Number of total MMC minors available is 256, so your number
of supported block devices will be limited to 256 divided
by this number.
Default is 8 to be backwards compatible with previous
hardwired device numbering.
If unsure, say 8 here.
config MMC_BLOCK_BOUNCE
bool "Use bounce buffer for simple hosts"
depends on MMC_BLOCK
default y
help
SD/MMC is a high latency protocol where it is crucial to
send large requests in order to get high performance.
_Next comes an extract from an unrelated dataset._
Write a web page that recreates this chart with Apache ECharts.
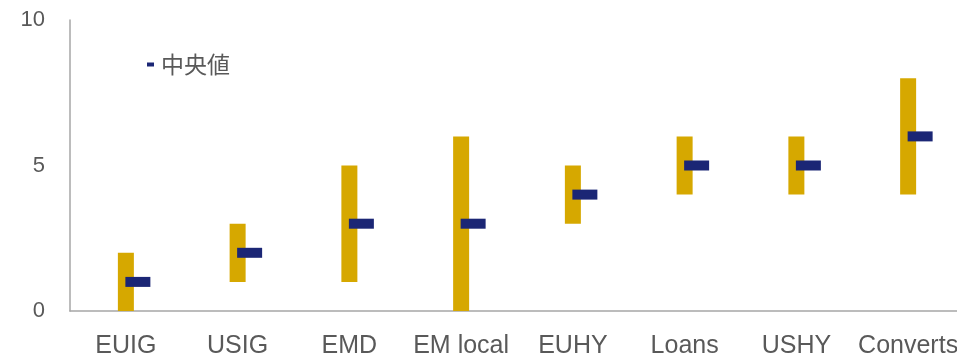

Many
controllers, however, are restricted to continuous memory
(i.e. they can't do scatter-gather), something the kernel
rarely can provide.
Say Y here to help these restricted hosts by bouncing
requests back and forth from a large buffer. You will get
a big performance gain at the cost of up to 64 KiB of
physical memory.
If unsure, say Y here.
config SDIO_UART
tristate "SDIO UART/GPS class support"
depends on TTY
help
SDIO function driver for SDIO cards that implements the UART
class, as well as the GPS class which appears like a UART.
config MMC_TEST
tristate "MMC host test driver"
help
Development driver that performs a series of reads and writes
to a memory card in order to expose certain well known bugs
in host controllers. The tests are executed by writing to the
"test" file in debugfs under each card. Note that whatever is
on your card will be overwritten by these tests.
This driver is only of interest to those developing or
testing a host driver. Most people should say N here.